Option 1 - Separated Servers
As mentioned in my previous post “Horizontally Scaling Drupal” some very bad experience finally allowed me to get open hands and chance to review options how to horizontally scale some Drupal based web sites.
Easiest option is to split on multiple servers apache, cache servers and MySQL. This option require at least 3 servers but lack ability to add increase resources in any other way except vertically; adding RAM & CPU to every server. Second problem here is each component is single point of failure. One server crashes, complete site is down. So with this we are not far from initial state :-(.
Second option is ability to add multiple server to each component. Since I didn’t know where site will be hosted and what do I have available (most important part is Load Balancer) created solutions required some extra servers for proxy/balancing purpose.
In order to be able to scale and add multiple web servers I used Apache load balancer, 2-3 web servers, 2 memcached servers, and powerful MySQL server (or some kind of MySQL cluster).
In order to be able to test above solution I created few Ubuntu servers VM's on my machine:
- Front end server running Apache load balancer
- For start 3 separated machines running Apache. On each machine I had installed APC cache.
- Two memcached servers.
- One MySQL server.
- File storage replication
This solution has few benefits against basic one. At start we can add as many web servers as we want. One important part is to configure web servers to share files. This was done by using rsync replication and mounting on all servers /var/www/html/mysite/sites folder as shared one (expecting that Drupal core is same on all servers I didn't want to share it). I like this solution since we will have source code on both web instances, and not on the file storage. This makes it possible to release new “source code” (not database!) instances of Drupal modules. Or you can quickly change some lines on a PROD environment for debugging (as long as you block traffic from visitors to that web instance of course ;-)).
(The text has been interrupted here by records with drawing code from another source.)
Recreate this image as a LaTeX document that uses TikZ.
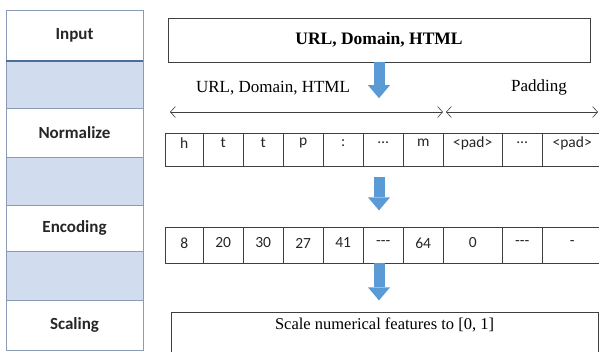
\documentclass[tikz,border=0pt]{standalone}
\usepackage{fontspec}
\setmainfont{Liberation Serif}
\newfontfamily\cellfont{Carlito}
\usetikzlibrary{calc, positioning}
\usetikzlibrary{arrows.meta}

\definecolor{stageblue}{HTML}{D1DCEE}
\definecolor{stageline}{HTML}{8A9BB5}
\definecolor{stagedark}{HTML}{4C6C9C}
\definecolor{flowblue}{HTML}{5B9BD5}
\definecolor{rulegrey}{HTML}{3F3F3F}

\tikzset{
  stage/.style={draw=stageline, minimum width=137pt, inner sep=0pt,
    font=\cellfont\bfseries\fontsize{17}{19}\selectfont, text=black!85},
  cell/.style={draw=rulegrey, inner sep=0pt},
  celltext/.style={font=\cellfont\fontsize{15.5}{17}\selectfont, text=black!85},
  box/.style={draw=rulegrey, inner sep=0pt},
  flowarrow/.style={flowblue, line width=11pt,
    -{Triangle[length=13pt,width=22pt,line width=0pt]}},
  span/.style={rulegrey, line width=0.6pt,
    {Straight Barb[length=5pt,width=11pt]}-{Straight Barb[length=5pt,width=11pt]}},
}

\begin{document}
\begin{tikzpicture}[x=1pt,y=-1pt]
\useasboundingbox (0,0) rectangle (599,352);

% stage column
\foreach \top/\bot/\fillc/\name/\txt in {10/61/white/s1/Input, 61/108/stageblue/s2/,
    108/157/white/s3/Normalize, 157/205/stageblue/s4/, 205/251/white/s5/Encoding,
    251/300/stageblue/s6/, 300/350/white/s7/Scaling} {
  \node[stage, fill=\fillc, minimum height={\bot-\top}, anchor=north]
    (\name) at (74.5,\top) {\txt};
}
\draw[stagedark, line width=2pt] (s1.south west) -- (s1.south east);

% input
\node[box, minimum width=422pt, minimum height=44pt,
  font=\bfseries\fontsize{17.5}{20}\selectfont] (title) at (379,40) {URL, Domain, HTML};

\node[font=\fontsize{17}{20}\selectfont] (urltxt) at (273,88) {URL, Domain, HTML};
\node[font=\fontsize{17}{20}\selectfont] (padtxt) at (539,87) {Padding};
\coordinate (urlL) at (170,112);
\coordinate (urlR) at (443,112);
\coordinate (padL) at (446,112);
\coordinate (padR) at (598,112);
\draw[span] (urlL) -- (urlR);
\draw[span] (padL) -- (padR);

% characters and codes
\foreach \i/\x/\w/\c/\n in {1/165/38/h/8, 2/203/40/t/20, 3/243/40/t/30, 4/283/40/p/27,
    5/323/40/:/41, 6/363/40/…/-{}-{}-, 7/403/40/m/64, 8/443/59/<pad>/0,
    9/502/40/…/-{}-{}-, 10/542/60/<pad>/-} {
  \node[cell, minimum width=\w, minimum height=33, anchor=north west] (a\i) at (\x,133) {};
  \node[celltext] at ($(a\i.north)+(0,10)$) {\c};
  \node[cell, minimum width=\w, minimum height=36, anchor=north west] (b\i) at (\x,227) {};
  \node[celltext] at ($(b\i.north)+(0,16)$) {\n};
}

% scaling
\node[box, minimum width=427pt, minimum height=50pt, anchor=north] (scalebox) at (384.5,312) {};
\node[font=\fontsize{16.5}{19}\selectfont] at ($(scalebox.north)+(0,13)$)
  {Scale numerical features to [0, 1]};

\draw[flowarrow] (title.south) -- ++(0,36);
\draw[flowarrow] ($(title.south |- a1.south)+(0,11)$) -- ++(0,33);
\draw[flowarrow] (title.south |- b1.south) -- ++(0,37);
\end{tikzpicture}
\end{document}
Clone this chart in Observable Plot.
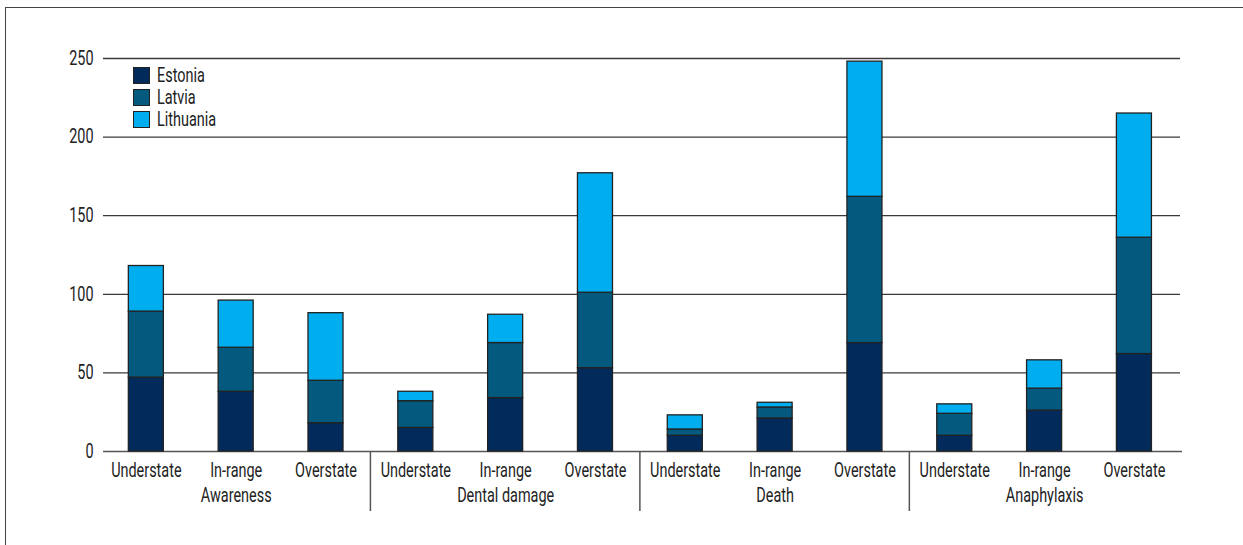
<!DOCTYPE html>
<html><head><meta charset="utf-8">
<script src="https://cdn.jsdelivr.net/npm/d3@7"></script>
<script src="https://cdn.jsdelivr.net/npm/@observablehq/plot@0.6"></script>
<style>
body{margin:0;background:#fff;}
#wrap{position:relative;width:1243px;height:545px;overflow:hidden;font-family:Roboto,"Liberation Sans",sans-serif;}
#frame{position:absolute;left:5px;top:7px;right:-10px;bottom:-10px;border-left:1.5px solid #444;border-top:1.5px solid #444;}
#chart{position:absolute;left:0;top:0;}
#legend{position:absolute;left:133px;top:64px;font-size:19.5px;color:#222;}
.row{display:flex;align-items:center;height:22px;}
.sw{width:15px;height:15px;border:1px solid #222;margin-right:7px;flex:none;}
.lt{display:inline-block;transform:scaleX(0.74);transform-origin:left center;white-space:nowrap;}
</style></head>
<body><div id="wrap"><div id="frame"></div><div id="chart"></div><div id="legend"></div></div>
<script>
const groups = ["Awareness", "Dental damage", "Death", "Anaphylaxis"];
const ratings = ["Understate", "In-range", "Overstate"];
const countries = ["Estonia", "Latvia", "Lithuania"];
const colors = ["#022a5a", "#035a7e", "#00adee"];
const estonia   = [47, 38, 18, 15, 34, 53, 10, 21, 69, 10, 26, 62];
const latvia    = [42, 28, 27, 17, 35, 48,  4,  7, 93, 14, 14, 74];
const lithuania = [29, 30, 43,  6, 18, 76,  9,  3, 86,  6, 18, 79];
const yTicks = [0, 50, 100, 150, 200, 250];

const keys = groups.flatMap(g => ratings.map(r => g + "|" + r));
const series = [estonia, latvia, lithuania];
const data = [];
countries.forEach((c, ci) => keys.forEach((k, ki) => data.push({key: k, country: c, value: series[ci][ki]})));

const font = 'Roboto,"Liberation Sans",sans-serif';
const fs = 19.5;
const chart = Plot.plot({
  width: 1243, height: 545,
  marginTop: 58, marginBottom: 94, marginLeft: 103, marginRight: 63,
  style: {fontFamily: font, fontSize: fs + "px", color: "#222", background: "transparent", overflow: "visible"},
  x: {domain: keys, paddingInner: 0.61, paddingOuter: 0.3, align: 0.47, round: false, axis: null},
  y: {domain: [0, 250], axis: null},
  color: {domain: countries, range: colors},
  marks: [
    Plot.ruleY(yTicks.slice(1), {stroke: "#3a3a3a", strokeWidth: 1.3}),
    Plot.ruleY([0], {stroke: "#555", strokeWidth: 1.5, insetRight: -2}),
    Plot.barY(data, {x: "key", y: "value", fill: "country", stroke: "#222", strokeWidth: 1.3}),
    Plot.axisY({ticks: yTicks, tickSize: 0, tickPadding: 10, label: null, fontSize: fs}),
    Plot.axisX({tickSize: 0, tickPadding: 12, label: null, fontSize: fs, tickFormat: d => d.split("|")[1]}),
    Plot.text(groups, {x: g => g + "|In-range", frameAnchor: "bottom", dy: 50, text: d => d, fontSize: fs, fill: "#222"})
  ]
});
document.getElementById("chart").appendChild(chart);

const svgEl = chart.tagName.toLowerCase() === "svg" ? chart : chart.querySelector("svg");
const svg = d3.select(svgEl);

// condense text horizontally (the reference uses a condensed face)
svg.selectAll("text").each(function() {
  const len = this.getComputedTextLength();
  if (len > 0) {
    this.setAttribute("textLength", (len * 0.74).toFixed(2));
    this.setAttribute("lengthAdjust", "spacingAndGlyphs");
  }
});

// group separators, positioned with the plot's own scales
const sx = chart.scale("x"), sy = chart.scale("y");
const y0 = sy.apply(0);
for (let i = 1; i < groups.length; i++) {
  const prevEnd = sx.apply(groups[i - 1] + "|Overstate") + sx.bandwidth;
  const nextStart = sx.apply(groups[i] + "|Understate");
  const xm = (prevEnd + nextStart) / 2;
  svg.append("line").attr("x1", xm).attr("x2", xm).attr("y1", y0).attr("y2", y0 + 60)
    .attr("stroke", "#555").attr("stroke-width", 1.5);
}

const legend = d3.select("#legend");
countries.forEach((c, i) => {
  const row = legend.append("div").attr("class", "row");
  row.append("div").attr("class", "sw").style("background", colors[i]);
  row.append("span").attr("class", "lt").text(c);
});
</script>
</body></html>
- Move the caching mechanism to Memcached. Memcached can store all caching data in memory. So it doesn't use the MySQL tables any longer. Also, Memcached can run in a clustered environment, so no need to manually flush the remote cache. The Memcached Drupal module and Memcached daemon would take care of it.
- Because of the movement of caching to Memcached, databases would not be on heavy load any longer.
Database server can be just one or full MySQL cluster (depending on amount of available $$$).
File storage replication
Another (possible) improvement to above solution would be to store all data on NAS file storage.
The NAS storage holds all data in sites/##YOUR_SITE_NAME##/files directory. Compared with the previous solution, we don’t need to sync data again. Again: one disadvantage here: if the NAS file storage goes out: no file in your files will be served. Nor by web-server1, nor by web-server 2.
As previous solution, problem with this solution lay in some single points of failure, like only one load balancer and possible one MySQL server.